CIS graduates can make anywhere from $30,000 to $70,000 straight out of college. However, the actual salary you start at depends on the grades, skills, activities, and experience a student has. Good students that are active in internships and get involved with the student chapter of the Association of Information Technology Professionals, and participate in competitions typically find themselves at the higher end of the spectrum.
Yes, there are several ways that students can obtain internships. Once each semester the university career center hosts an internship and job fair. Weekly newsletters from the career center identify employers on campus for internship and full time positions. The department chair receives numerous opportunities for internships throughout the semester that are passed on to students. Finally, students often find internships through on-line applications as well as personal connections.

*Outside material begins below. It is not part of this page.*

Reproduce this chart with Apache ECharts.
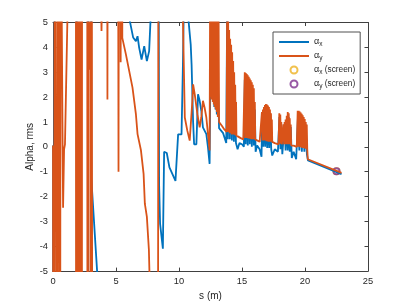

Math skills are necessary for any type of technology degree. However, the level of math skills necessary for CIS students is less than those required for most CS programs. At Texas State the math requirements are College Algebra and two statistics courses. The CIS&QMST Department has a dedicated tutor to help students with the statistics courses and the University offers additional tutoring for statistics and for College Algebra at the Student Learning Assistance Center or SLAC.
The gaming industry is a fast changing field. As console demand slips, and stand alone computing games give way to mobile and multiplayer cloud environments, the skills required are changing.
The primary student organization that is associated with the CIS program at Texas State is the Student Chapter of the Association of Information Technology Professionals. This organization is very active and members participate in regional and national student conferences and competitions. They also sponsor the High School IT Symposium as well as have monthly meetings and participate in Professional meeting in San Antonio and Austin. You can find out more about it by visiting their website here.
At Texas State, yes. We offer a special topics course that rotates each semester it is offered. One semester it focuses on Apple-iOS, the next semester, Android, and the next semester Windows.
Of all the technology degrees available the degree in Computer Information Systems (CIS) is arguably the most broad and most diverse. It provides just about anyone with an interest in working with technology the opportunity to do just that.
A degree in CIS prepares you for a wide variety of technology careers, depending on what your interests are. It provides one of the broadest technology foundations of all the technology degrees. This is because of its combination of business courses and technology courses.
CIS and MIS have a significant amount of overlap. The main difference between CIS and MIS is the amount of development or programming coursework that is required. MIS programs are more closely tied to the business aspects than CIS. CIS is more closely tied to the development or technology aspects of the degree. Depending on the specific electives taken, an MIS student could be classified as a CIS student, and a CIS student could be classified as an MIS student.
CIS is often called CS light. CIS students take many of the same courses that CS students do. The primary difference between the two is that ½ of the CIS courses are business courses, where CS doesn’t take any business courses, unless they choose to take a business minor. CS majors focus more on programming efficiency and algorithms and CIS students focus more on applying technology to solve business problems. In most organizations it takes both sets of skills to complete major projects. Often times it is the CIS students that work with the business clients to design the applications and programs. Once designed, the CIS majors work with the CS majors to develop and implement the ultimate software product.